Bernard Arnault : a construit petit à petit l’empire LVMH, et s’est hissé parmi les premières fortunes mondiales en exploitant méthodiquement le marché de l’art du luxe, secteur auquel la France est si fortement associée…

Christine Lagarde : l’actuelle patronne du FMI a dirigé l’important cabinet d’avocats Baker & McKenzie, lequel a vu son chiffre d’affaires croître de moitié sous sa présidence.

Philippe Varin : il a rétabli le groupe sidérurgique en difficulté Corus, l’a sauvé de la faillite et l’a amené jusqu’à une OPA amicale lors de laquelle l’entreprise a été valorisée 15 quinze fois ce qu’elle valait avant son arrivée. A été nommé à la tête de Areva dont il a failli démissionner (encore un exemple de cette collaboration si difficile avec la caste politique) après avoir posé les premières briques du sauvetage de PSA malgré un contexte très lourd.

Etc…

Les hauts fonctionnaires sont le problème, le privé sera la solution

Cette liste n’est bien évidemment pas exhaustive, ni hiérarchisée, ce ne sont que quelques exemples.
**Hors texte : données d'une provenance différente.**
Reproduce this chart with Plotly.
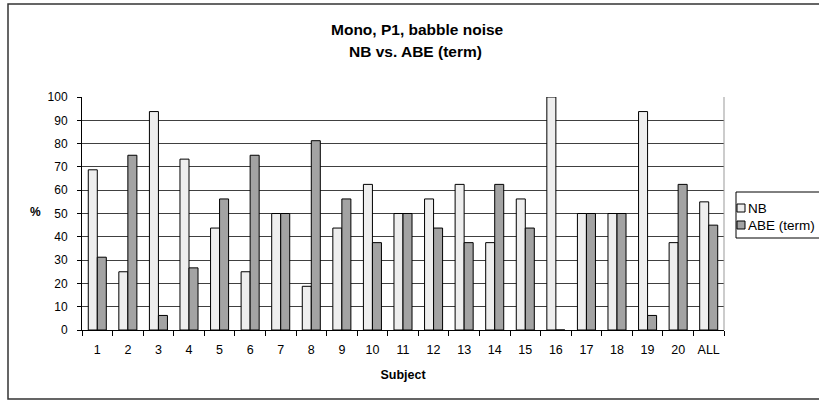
import plotly.graph_objects as go

subjects = [str(i) for i in range(1, 21)] + ["ALL"]
nb = [68.75, 25, 93.75, 73.33, 43.75, 25, 50, 18.75, 43.75, 62.5, 50, 56.25, 62.5, 37.5, 56.25, 100, 50, 50, 93.75, 37.5, 55]
abe = [31.25, 75, 6.25, 26.67, 56.25, 75, 50, 81.25, 56.25, 37.5, 50, 43.75, 37.5, 62.5, 43.75, 0, 50, 50, 6.25, 62.5, 45]
series_names = ["NB", "ABE (term)"]
colors = ["#EEEEEE", "#A3A3A3"]
y_ticks = list(range(0, 101, 10))

W, H = 819, 401
L, R, T, B = 82, 724, 97, 330
FONT = "Liberation Sans, Arial, sans-serif"

def px(x):
    return (x - L) / (R - L)

def py(y):
    return (B - y) / (B - T)

fig = go.Figure()
for name, vals, col in zip(series_names, [nb, abe], colors):
    fig.add_trace(go.Bar(x=subjects, y=vals, name=name, marker=dict(color=col, line=dict(color="#000000", width=1)),
                         showlegend=False))

shapes = [
    dict(type="rect", xref="paper", yref="paper", x0=px(8), x1=px(840), y0=py(399), y1=py(4),
         line=dict(color="#333333", width=1.5), fillcolor="rgba(0,0,0,0)", layer="above"),
    dict(type="line", xref="paper", yref="paper", x0=1, x1=1, y0=0, y1=1, line=dict(color="#999999", width=1)),
    dict(type="rect", xref="paper", yref="paper", x0=px(736), x1=px(840), y0=py(238), y1=py(192),
         line=dict(color="#000000", width=1), fillcolor="white"),
]
annotations = [
    dict(text="<b>Mono, P1, babble noise</b>", xref="paper", yref="paper", x=px(418), y=py(29),
         showarrow=False, font=dict(size=15.5, color="#000"), xanchor="center", yanchor="middle"),
    dict(text="<b>NB vs. ABE (term)</b>", xref="paper", yref="paper", x=px(416), y=py(51),
         showarrow=False, font=dict(size=15.5, color="#000"), xanchor="center", yanchor="middle"),
    dict(text="<b>%</b>", xref="paper", yref="paper", x=px(35), y=py(212),
         showarrow=False, font=dict(size=12, color="#000"), xanchor="center", yanchor="middle"),
]
leg_y = [208, 225]
for name, col, yy in zip(series_names, colors, leg_y):
    shapes.append(dict(type="rect", xref="paper", yref="paper", x0=px(737), x1=px(745), y0=py(yy + 4), y1=py(yy - 4),
                       line=dict(color="#000000", width=1), fillcolor=col))
    annotations.append(dict(text=name, xref="paper", yref="paper", x=px(746), y=py(yy), showarrow=False,
                            font=dict(size=13.5, color="#000"), xanchor="left", yanchor="middle"))

fig.update_layout(
    width=W, height=H,
    margin=dict(l=L, r=W - R, t=T, b=H - B, autoexpand=False),
    paper_bgcolor="white", plot_bgcolor="white",
    font=dict(family=FONT, size=12, color="#000"),
    barmode="group", bargap=0.41, bargroupgap=0,
    shapes=shapes, annotations=annotations,
    xaxis=dict(type="category", tickson="boundaries", ticks="outside", ticklen=5, tickcolor="#000",
               showline=True, linecolor="#000", linewidth=1, showgrid=False, tickangle=0,
               title=dict(text="<b>Subject</b>", font=dict(size=12.5), standoff=14),
               tickfont=dict(size=12.5), ticklabelstandoff=8),
    yaxis=dict(range=[0, 100], tickvals=y_ticks, ticks="outside", ticklen=4, tickcolor="#000",
               showline=True, linecolor="#000", linewidth=1, showgrid=True, gridcolor="#404040", gridwidth=1,
               tickfont=dict(size=12), zeroline=False, ticklabelstandoff=7),
)
fig.write_html("out.html")
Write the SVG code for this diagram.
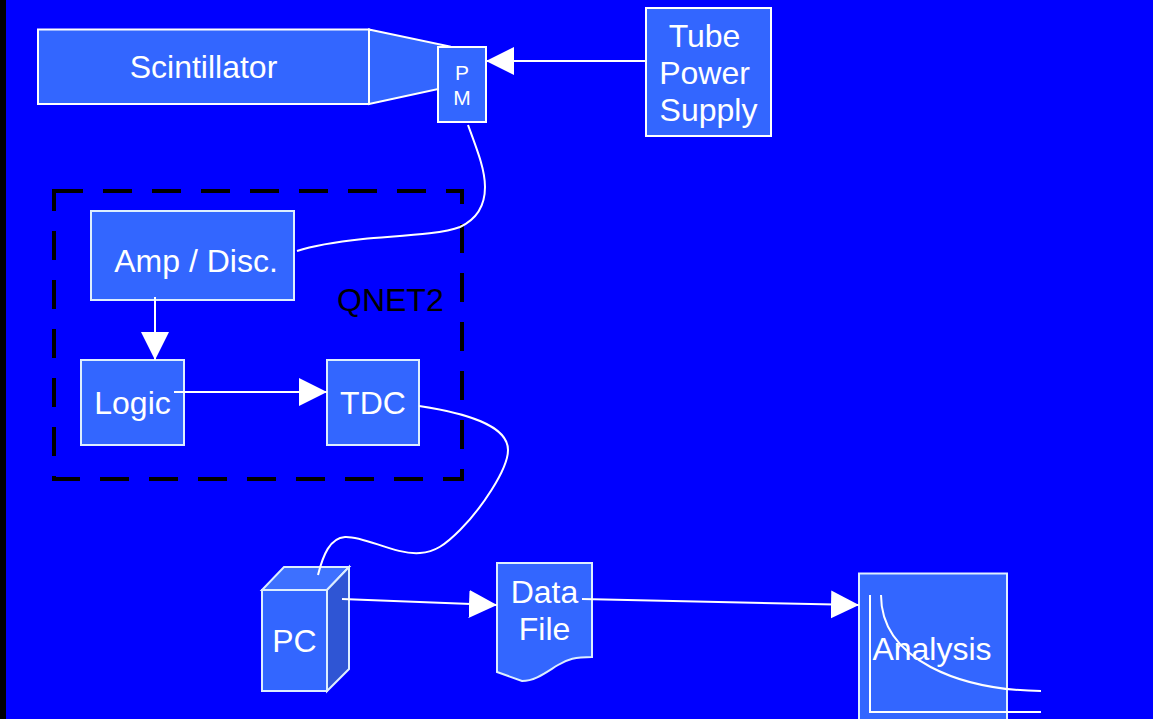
<svg xmlns="http://www.w3.org/2000/svg" width="1153" height="719" viewBox="0 0 1153 719">
<defs>
<marker id="ah" markerUnits="userSpaceOnUse" markerWidth="30" markerHeight="30" refX="28" refY="14" orient="auto"><path d="M0,0 L28,14 L0,28 Z" fill="#fff"/></marker>
</defs>
<style>
.b{fill:#3366ff;stroke:#fff;stroke-width:2}
.bl{fill:#3366ff;stroke:#ddeeff;stroke-width:2}
.l{fill:none;stroke:#fff;stroke-width:2}
.t{font-family:"Liberation Sans",Arial,sans-serif;font-size:32px;fill:#fff;text-anchor:middle}
.a{marker-end:url(#ah)}
</style>
<rect width="1153" height="719" fill="#0000ff"/>
<rect x="0" y="0" width="6" height="719" fill="#000"/>
<g id="scintillator">
<path class="b" d="M369,29.500 L450,46.500 L450,86.500 L369,104 Z"/>
<rect class="b" x="38" y="29.500" width="331" height="74.500"/>
<text class="t" x="203.500" y="78">Scintillator</text>
</g>
<g id="pm">
<rect class="b" x="438" y="47" width="48" height="75"/>
<text class="t" x="462" y="80" style="font-size:21px">P</text>
<text class="t" x="462" y="105" style="font-size:21px">M</text>
</g>
<g id="power">
<rect class="b" x="646" y="8" width="125" height="128"/>
<text class="t" x="704.500" y="47">Tube</text>
<text class="t" x="704.500" y="84">Power</text>
<text class="t" x="708.500" y="121">Supply</text>
</g>
<g id="qnet2">
<rect x="54" y="191" width="408" height="288" fill="none" stroke="#000" stroke-width="4" stroke-dasharray="29 20"/>
<text x="337" y="311" style="font-family:'Liberation Sans',Arial,sans-serif;font-size:32px" fill="#000">QNET2</text>
</g>
<g id="amp">
<rect class="bl" x="91" y="211" width="203" height="89"/>
<text class="t" x="196" y="272">Amp / Disc.</text>
</g>
<g id="logic">
<rect class="bl" x="81" y="360" width="103" height="85"/>
<text class="t" x="132.500" y="414">Logic</text>
</g>
<g id="tdc">
<rect class="bl" x="327" y="360" width="92" height="85"/>
<text class="t" x="373" y="414">TDC</text>
</g>
<g id="pc">
<path d="M262,590 L284,567 L349,567 L327,590 Z" fill="#3d70ff" stroke="#ddeeff" stroke-width="2"/>
<path d="M327,590 L349,567 L349,669 L327,691 Z" fill="#2f55d4" stroke="#ddeeff" stroke-width="2"/>
<rect class="bl" x="262" y="590" width="65" height="101"/>
<text class="t" x="294.500" y="652">PC</text>
</g>
<g id="datafile">
<path class="bl" d="M497,563 L592,563 L592,657 C575,657 568,659 558,665 C545,673 535,681 522,681 L497,672 Z"/>
<text class="t" x="544.500" y="603">Data</text>
<text class="t" x="544.500" y="640">File</text>
</g>
<g id="analysis">
<rect class="bl" x="859" y="573.500" width="148" height="150"/>
<text class="t" x="932" y="660">Analysis</text>
<path class="l" d="M870,595 L870,712 L1041,712"/>
<path class="l" d="M881,595 C881,660 960,690 1041,691"/>
</g>
<g id="connectors">
<path class="l a" d="M646,61 L486,61"/>
<path class="l" d="M468,125 C478,152 485,170 485,187 C485,205 477,219 460,227 C440,235 390,236 363,239 C335,242 315,245 297,251"/>
<path class="l a" d="M155,297 L155,360"/>
<path class="l a" d="M174,392 L327,392"/>
<path class="l" d="M419,406 C465,413 508,425 508,450 C508,470 480,510 460,530 C445,545 435,552 420,553 C395,555 365,536 345,537 C330,538 323,555 318,575"/>
<path class="l a" d="M342,599 L497,605"/>
<path class="l a" d="M582,599 L859,605"/>
</g>
</svg>
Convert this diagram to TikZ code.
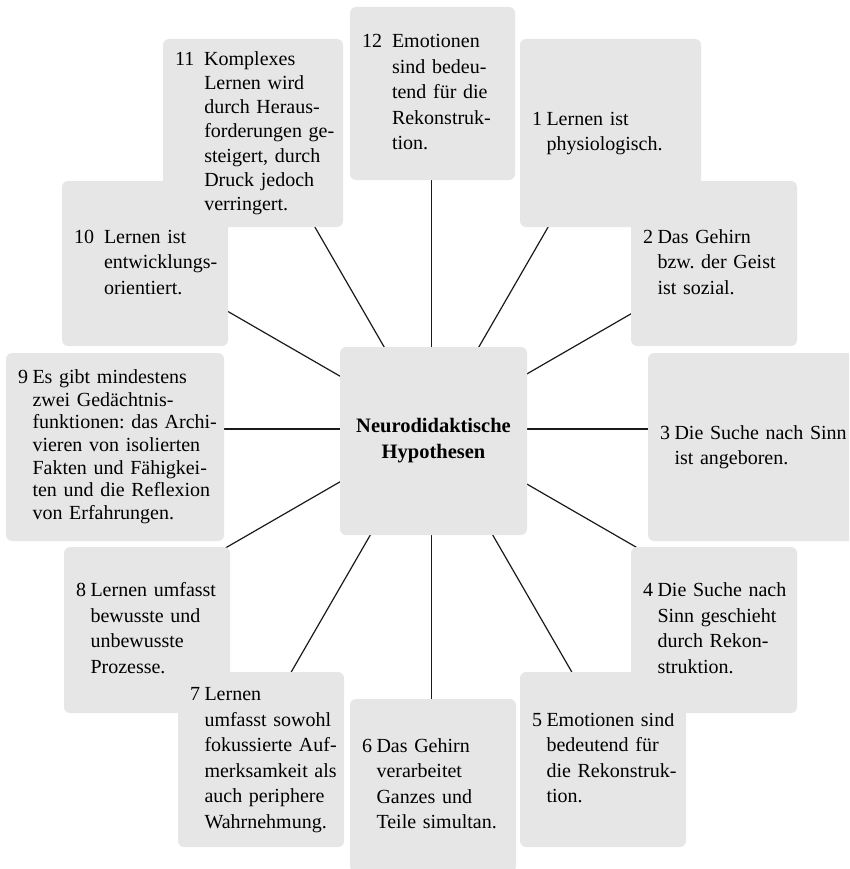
\documentclass[tikz,border=0pt]{standalone}
\usepackage{fontspec}
\setmainfont{Liberation Serif}
\usetikzlibrary{calc,backgrounds}
\definecolor{boxgray}{HTML}{E7E6E6}
\definecolor{linecol}{HTML}{1A1A1A}
\frenchspacing
\newcommand{\hypA}[1]{\begin{tabular}{@{}l@{\hspace{4.5pt}}l@{}}#1\end{tabular}}
\newcommand{\hypB}[1]{\begin{tabular}{@{}l@{\hspace{10pt}}l@{}}#1\end{tabular}}
\begin{document}
\begin{tikzpicture}[x=1pt,y=1pt,
  hbox/.style={fill=boxgray, rounded corners=6pt, inner xsep=12pt, inner ysep=0pt,
    align=left, font=\fontsize{20}{25.5}\selectfont, text=black},
  hub/.style={fill=boxgray, rounded corners=6pt, inner sep=0pt, align=center,
    font=\fontsize{20.5}{26}\selectfont\bfseries, minimum width=187pt, minimum height=188pt},
  ray/.style={draw=linecol, line width=1.2pt}]
\useasboundingbox (0,0) rectangle (849,-869);
\clip (0,0) rectangle (849,-869);

\node[hub] (c) at (433.5,-441) {Neurodidaktische\\Hypothesen};
\coordinate (o) at (431.5,-429);

\node[hbox, minimum width=165pt, minimum height=173pt, text width=141pt] (b12) at (432.5,-93.5)
  {\hypB{12 & Emotionen\\ & sind bedeu-\\ & tend für die\\ & Rekonstruk-\\ & tion.}};
\node[hbox, minimum width=166pt, minimum height=165pt, text width=142pt] (b2) at (714,-263.5)
  {\hypA{2 & Das Gehirn\\ & bzw. der Geist\\ & ist sozial.}};
\node[hbox, minimum width=181pt, minimum height=188pt, text width=157pt] (b1) at (610.5,-133)
  {\hypA{1 & Lernen ist\\ & physiologisch.}};
\node[hbox, minimum width=212pt, minimum height=188pt, text width=188pt] (b3) at (754,-447)
  {\hypA{3 & Die Suche nach Sinn\\ & ist angeboren.}};
\node[hbox, minimum width=166pt, minimum height=175pt, text width=142pt] (b5) at (603,-759.5)
  {\hypA{5 & Emotionen sind\\ & bedeutend für\\ & die Rekonstruk-\\ & tion.}};
\node[hbox, minimum width=166pt, minimum height=166pt, text width=142pt] (b4) at (714,-630)
  {\hypA{4 & Die Suche nach\\ & Sinn geschieht\\ & durch Rekon-\\ & struktion.}};
\node[hbox, minimum width=166pt, minimum height=173pt, text width=142pt] (b6) at (433,-785.5)
  {\hypA{6 & Das Gehirn\\ & verarbeitet\\ & Ganzes und\\ & Teile simultan.}};
\node[hbox, minimum width=166pt, minimum height=166pt, text width=142pt] (b8) at (147,-630)
  {\hypA{8 & Lernen umfasst\\ & bewusste und\\ & unbewusste\\ & Prozesse.}};
\node[hbox, minimum width=166pt, minimum height=175pt, text width=142pt] (b7) at (261,-759.5)
  {\hypA{7 & Lernen\\ & umfasst sowohl\\ & fokussierte Auf-\\ & merksamkeit als\\ & auch periphere\\ & Wahrnehmung.}};
\node[hbox, font=\fontsize{20}{22.7}\selectfont, minimum width=218pt, minimum height=188pt, text width=194pt] (b9) at (115,-447)
  {\hypA{9 & Es gibt mindestens\\ & zwei Gedächtnis-\\ & funktionen: das Archi-\\ & vieren von isolierten\\ & Fakten und Fähigkei-\\ & ten und die Reflexion\\ & von Erfahrungen.}};
\node[hbox, minimum width=166pt, minimum height=165pt, text width=142pt] (b10) at (145,-263.5)
  {\hypB{10 & Lernen ist\\ & entwicklungs-\\ & orientiert.}};
\node[hbox, font=\fontsize{20}{24.2}\selectfont, minimum width=180pt, minimum height=188pt, text width=156pt] (b11) at (253,-133)
  {\hypB{11 & Komplexes\\ & Lernen wird\\ & durch Heraus-\\ & forderungen ge-\\ & steigert, durch\\ & Druck jedoch\\ & verringert.}};

\foreach \k/\a in {12/90,1/60,2/30,3/0,4/-30,5/-60,6/-90,7/-120,8/-150,9/180,10/150,11/120}{
  \coordinate (e\k) at ($(o)+(\a:300)$);
}
\begin{scope}[on background layer]
\foreach \k in {1,...,12}{
  \draw[ray] (o) -- (e\k);
}
\end{scope}
\end{tikzpicture}
\end{document}
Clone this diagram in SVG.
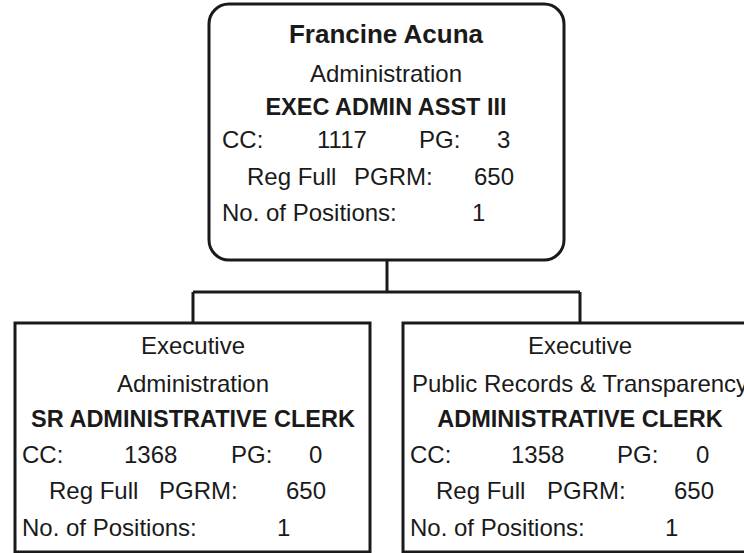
<svg xmlns="http://www.w3.org/2000/svg" width="744" height="553" viewBox="0 0 744 553">
<style>
.box{fill:#fff;stroke:#1a1a1a;stroke-width:3}
.con{fill:none;stroke:#1a1a1a;stroke-width:3}
text{font-family:"Liberation Sans",Arial,sans-serif;fill:#1a1a1a;font-size:24px}
.b{font-weight:bold;font-size:23.5px}
.n{font-weight:bold;font-size:26px}
.c{text-anchor:middle}
</style>
<rect width="744" height="553" fill="#fff"/>
<g id="connectors">
<path class="con" d="M387 260 V292 M193 292 H580 M193 292 V323 M580 292 V323"/>
</g>
<g id="node-top">
<rect class="box" x="209" y="4" width="355" height="256" rx="20" ry="20"/>
<text class="n c" x="386" y="43">Francine Acuna</text>
<text class="c" x="386" y="82">Administration</text>
<text class="b c" x="386" y="115">EXEC ADMIN ASST III</text>
<text x="222" y="148">CC:</text><text x="317" y="148">1117</text><text x="419" y="148">PG:</text><text x="497" y="148">3</text>
<text x="247" y="185">Reg Full</text><text x="354" y="185">PGRM:</text><text x="474" y="185">650</text>
<text x="222" y="221">No. of Positions:</text><text x="472" y="221">1</text>
</g>
<g id="node-left">
<rect class="box" x="15" y="323" width="355" height="229"/>
<text class="c" x="193" y="354">Executive</text>
<text class="c" x="193" y="392">Administration</text>
<text class="b c" x="193" y="427">SR ADMINISTRATIVE CLERK</text>
<text x="22" y="463">CC:</text><text x="124" y="463">1368</text><text x="231" y="463">PG:</text><text x="309" y="463">0</text>
<text x="49" y="499">Reg Full</text><text x="159" y="499">PGRM:</text><text x="286" y="499">650</text>
<text x="22" y="536">No. of Positions:</text><text x="277" y="536">1</text>
</g>
<g id="node-right">
<rect class="box" x="403" y="323" width="355" height="229"/>
<text class="c" x="580" y="354">Executive</text>
<text class="c" x="580" y="392">Public Records &amp; Transparency</text>
<text class="b c" x="580" y="427">ADMINISTRATIVE CLERK</text>
<text x="410" y="463">CC:</text><text x="511" y="463">1358</text><text x="617" y="463">PG:</text><text x="696" y="463">0</text>
<text x="436" y="499">Reg Full</text><text x="547" y="499">PGRM:</text><text x="674" y="499">650</text>
<text x="410" y="536">No. of Positions:</text><text x="665" y="536">1</text>
</g>
</svg>
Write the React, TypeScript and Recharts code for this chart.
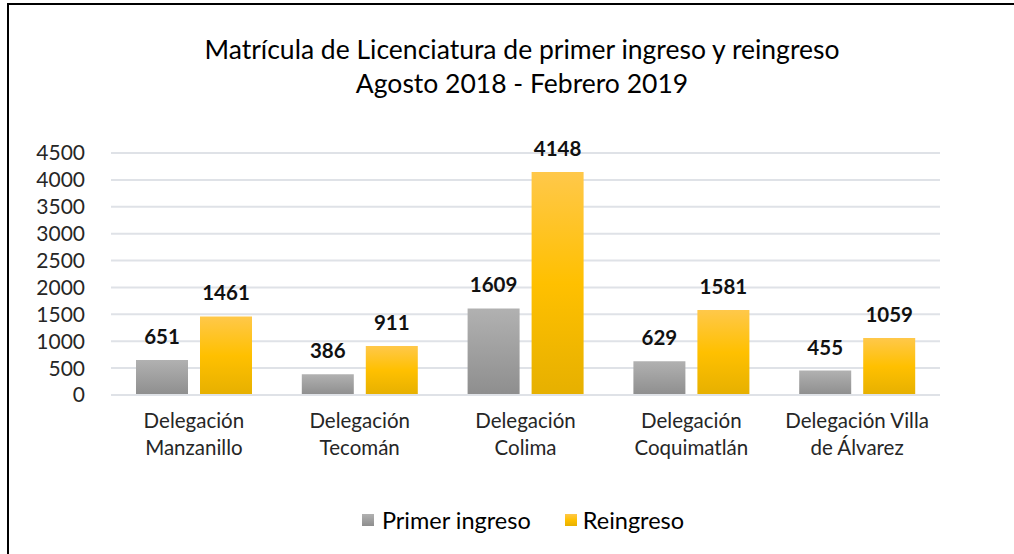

Parmi les actuels PDG des grandes entreprises, nombreuses sont les personnalités dotées de ce profil si rare dont le sommet de l’État semble si cruellement dépourvu. Un profil mêlant compétences théoriques et expérience opérationnelle, vision stratégique, leadership, connaissance des mécanismes macro et micro-économiques, relations internationales, expérience de la résolution de conflits sociaux, opportunisme commercial…

L’heure est grave, les chiffres sont tristement mauvais. Il est devenu urgent de réformer notre politique et de shunter les partis via des élections démocratiques totalement ouvertes. Mais il ne reste plus qu’une seule condition : que les candidats potentiels de la société civile prennent leur courage à deux mains, et se déclarent. Hélas, au vu de la façon dont le rapport de force s’organise entre formations politiques, il est presque trop tard pour éviter le carnage qui s’annonce en 2017 et qui risque de nous faire perdre encore cinq très longues nouvelles années.